# [Direction]
Filter the data for lines with the word "page", then copy every line so identified.

# [Information supplied]
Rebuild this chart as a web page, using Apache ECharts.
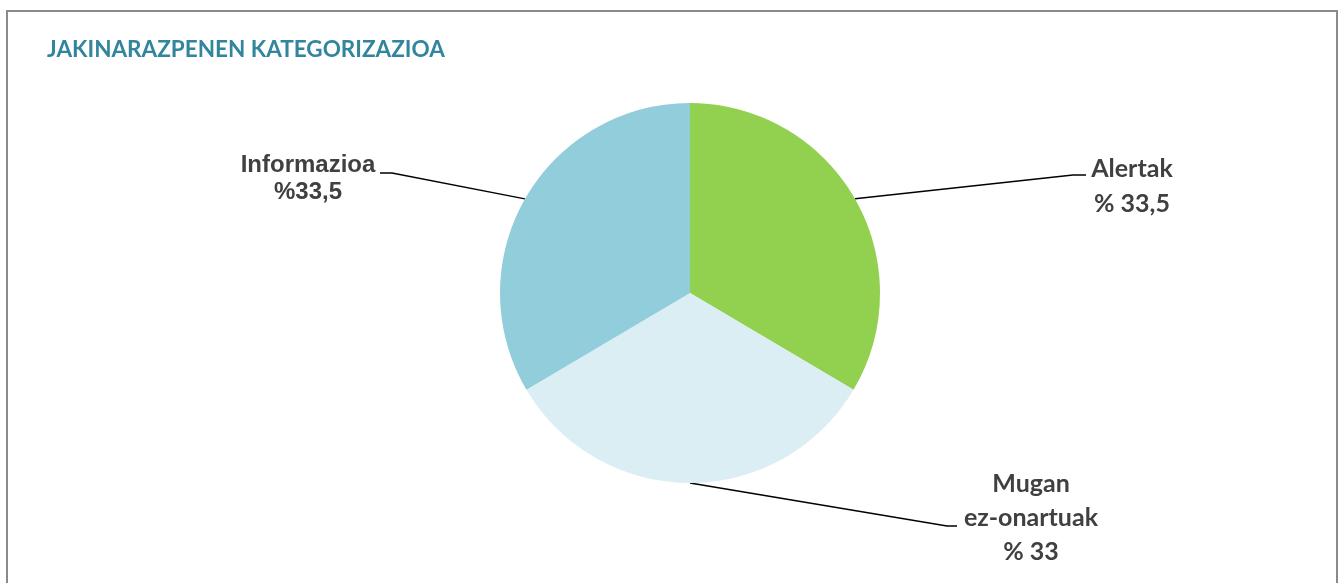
--
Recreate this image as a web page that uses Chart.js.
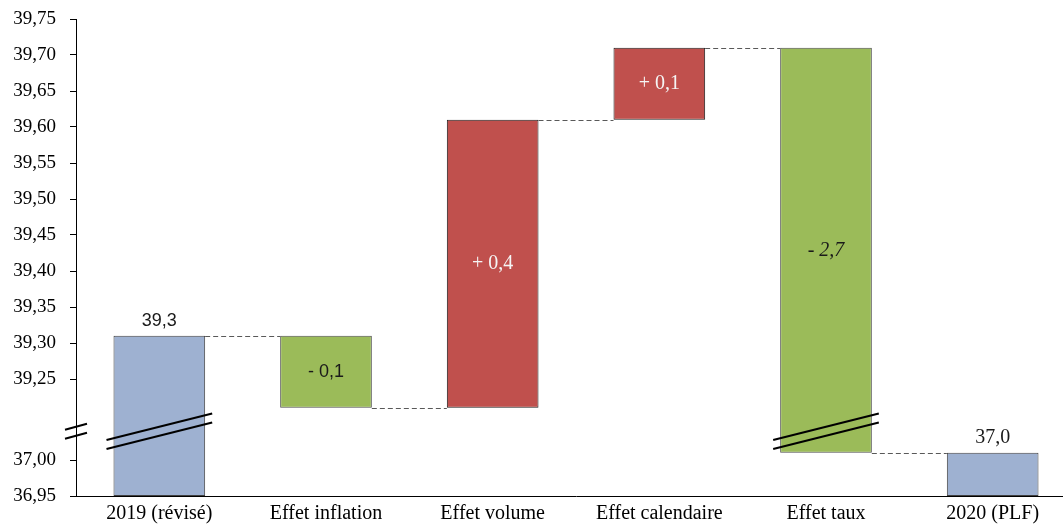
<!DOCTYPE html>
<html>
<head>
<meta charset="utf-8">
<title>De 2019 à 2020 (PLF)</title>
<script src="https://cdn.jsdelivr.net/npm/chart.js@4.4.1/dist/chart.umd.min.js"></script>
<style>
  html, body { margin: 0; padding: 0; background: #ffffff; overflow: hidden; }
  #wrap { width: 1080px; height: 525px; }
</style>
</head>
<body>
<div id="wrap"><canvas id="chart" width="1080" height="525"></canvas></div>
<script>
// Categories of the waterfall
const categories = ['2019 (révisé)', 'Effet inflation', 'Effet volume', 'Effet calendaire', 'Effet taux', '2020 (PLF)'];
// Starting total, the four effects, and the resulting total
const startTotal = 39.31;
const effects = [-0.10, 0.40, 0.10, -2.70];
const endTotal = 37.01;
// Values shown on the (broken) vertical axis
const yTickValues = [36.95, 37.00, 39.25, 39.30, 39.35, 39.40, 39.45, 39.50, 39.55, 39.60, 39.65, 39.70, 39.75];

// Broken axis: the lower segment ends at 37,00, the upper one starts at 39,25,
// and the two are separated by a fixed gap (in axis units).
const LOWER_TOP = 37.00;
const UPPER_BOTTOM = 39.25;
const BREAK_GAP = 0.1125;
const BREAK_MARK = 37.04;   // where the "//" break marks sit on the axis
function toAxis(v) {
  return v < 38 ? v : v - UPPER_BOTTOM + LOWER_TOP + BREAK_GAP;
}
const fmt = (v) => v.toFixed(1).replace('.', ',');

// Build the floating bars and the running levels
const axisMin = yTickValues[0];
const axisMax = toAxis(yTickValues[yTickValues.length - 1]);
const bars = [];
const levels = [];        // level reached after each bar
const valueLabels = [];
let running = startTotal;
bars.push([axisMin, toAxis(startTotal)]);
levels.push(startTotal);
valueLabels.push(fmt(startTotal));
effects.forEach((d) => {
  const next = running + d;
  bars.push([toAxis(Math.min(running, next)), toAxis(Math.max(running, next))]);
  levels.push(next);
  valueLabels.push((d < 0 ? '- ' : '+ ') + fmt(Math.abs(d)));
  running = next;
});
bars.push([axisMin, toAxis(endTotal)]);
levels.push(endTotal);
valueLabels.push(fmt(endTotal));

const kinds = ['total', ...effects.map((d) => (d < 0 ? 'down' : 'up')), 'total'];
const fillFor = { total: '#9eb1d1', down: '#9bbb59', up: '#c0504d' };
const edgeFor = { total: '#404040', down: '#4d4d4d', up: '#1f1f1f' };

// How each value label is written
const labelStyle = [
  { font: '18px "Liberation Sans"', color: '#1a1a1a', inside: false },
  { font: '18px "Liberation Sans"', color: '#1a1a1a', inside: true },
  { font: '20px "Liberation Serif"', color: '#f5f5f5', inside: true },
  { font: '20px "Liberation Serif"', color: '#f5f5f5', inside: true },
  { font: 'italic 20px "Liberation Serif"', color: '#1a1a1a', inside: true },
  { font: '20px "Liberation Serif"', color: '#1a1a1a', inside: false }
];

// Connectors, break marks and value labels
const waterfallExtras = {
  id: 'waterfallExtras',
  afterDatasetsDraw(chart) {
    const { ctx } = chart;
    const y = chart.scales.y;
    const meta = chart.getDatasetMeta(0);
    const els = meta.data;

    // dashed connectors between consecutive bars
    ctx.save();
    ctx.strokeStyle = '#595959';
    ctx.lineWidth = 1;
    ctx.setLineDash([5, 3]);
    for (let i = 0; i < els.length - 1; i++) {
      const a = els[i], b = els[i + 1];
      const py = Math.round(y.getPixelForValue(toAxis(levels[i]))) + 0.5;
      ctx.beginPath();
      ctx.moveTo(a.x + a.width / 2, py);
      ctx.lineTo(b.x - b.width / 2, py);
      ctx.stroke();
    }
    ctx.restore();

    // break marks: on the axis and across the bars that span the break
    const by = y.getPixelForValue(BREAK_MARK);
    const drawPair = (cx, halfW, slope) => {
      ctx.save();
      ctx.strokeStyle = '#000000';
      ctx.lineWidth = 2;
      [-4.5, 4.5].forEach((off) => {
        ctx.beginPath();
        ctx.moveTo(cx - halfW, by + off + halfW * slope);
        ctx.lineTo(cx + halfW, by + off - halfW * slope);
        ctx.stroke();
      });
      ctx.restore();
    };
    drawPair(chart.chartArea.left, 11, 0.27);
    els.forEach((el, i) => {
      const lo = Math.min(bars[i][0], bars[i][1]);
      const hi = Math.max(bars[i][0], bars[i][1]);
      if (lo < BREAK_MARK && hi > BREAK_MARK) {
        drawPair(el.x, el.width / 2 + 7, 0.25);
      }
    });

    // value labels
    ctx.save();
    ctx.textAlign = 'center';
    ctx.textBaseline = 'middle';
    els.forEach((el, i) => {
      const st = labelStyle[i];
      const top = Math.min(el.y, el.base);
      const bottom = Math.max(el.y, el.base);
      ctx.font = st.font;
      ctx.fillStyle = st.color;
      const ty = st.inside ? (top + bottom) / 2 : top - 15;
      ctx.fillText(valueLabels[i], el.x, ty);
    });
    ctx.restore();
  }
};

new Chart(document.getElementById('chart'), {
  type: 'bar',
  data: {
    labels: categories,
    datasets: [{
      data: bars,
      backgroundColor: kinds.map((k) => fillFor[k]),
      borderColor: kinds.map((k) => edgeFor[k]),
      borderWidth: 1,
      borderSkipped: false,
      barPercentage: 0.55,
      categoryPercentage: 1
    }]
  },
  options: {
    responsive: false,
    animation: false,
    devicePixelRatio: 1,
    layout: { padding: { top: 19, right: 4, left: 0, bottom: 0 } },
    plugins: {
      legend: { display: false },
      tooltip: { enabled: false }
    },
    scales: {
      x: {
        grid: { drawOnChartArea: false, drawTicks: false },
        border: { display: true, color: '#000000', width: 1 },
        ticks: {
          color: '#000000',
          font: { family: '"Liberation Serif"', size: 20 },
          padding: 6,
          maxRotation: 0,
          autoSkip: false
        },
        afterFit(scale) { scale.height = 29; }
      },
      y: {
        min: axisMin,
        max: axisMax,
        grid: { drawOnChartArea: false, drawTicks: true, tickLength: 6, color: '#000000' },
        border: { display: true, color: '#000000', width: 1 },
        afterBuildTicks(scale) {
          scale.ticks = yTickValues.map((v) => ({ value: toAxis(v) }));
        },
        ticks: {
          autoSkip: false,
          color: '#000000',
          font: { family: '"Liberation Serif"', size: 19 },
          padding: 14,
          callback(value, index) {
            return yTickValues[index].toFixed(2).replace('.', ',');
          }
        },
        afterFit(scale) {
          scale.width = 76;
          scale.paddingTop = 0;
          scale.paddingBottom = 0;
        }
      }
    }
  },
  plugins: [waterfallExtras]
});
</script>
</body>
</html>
...
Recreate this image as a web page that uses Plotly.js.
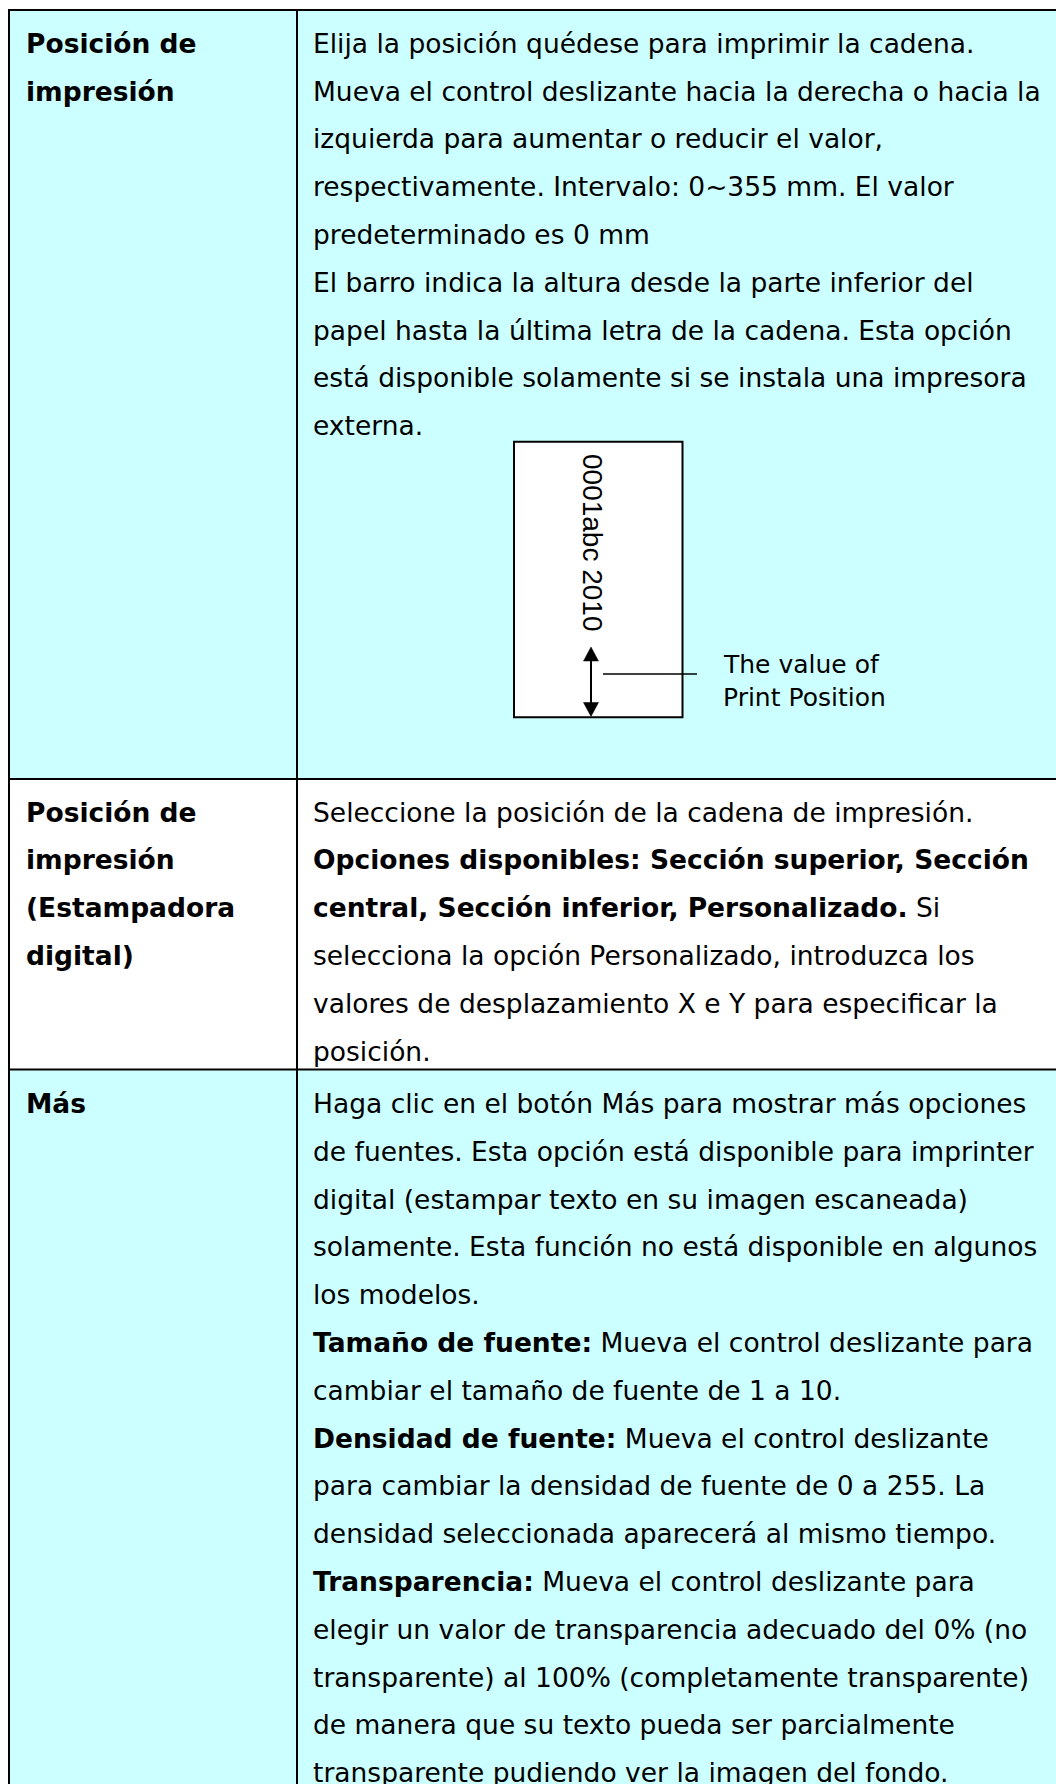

# [Exercise output]
Rebuild this chart as a web page, using Apache ECharts.
Recreate this image as a web page that uses Chart.js.
Recreate this image as a web page that uses Plotly.js.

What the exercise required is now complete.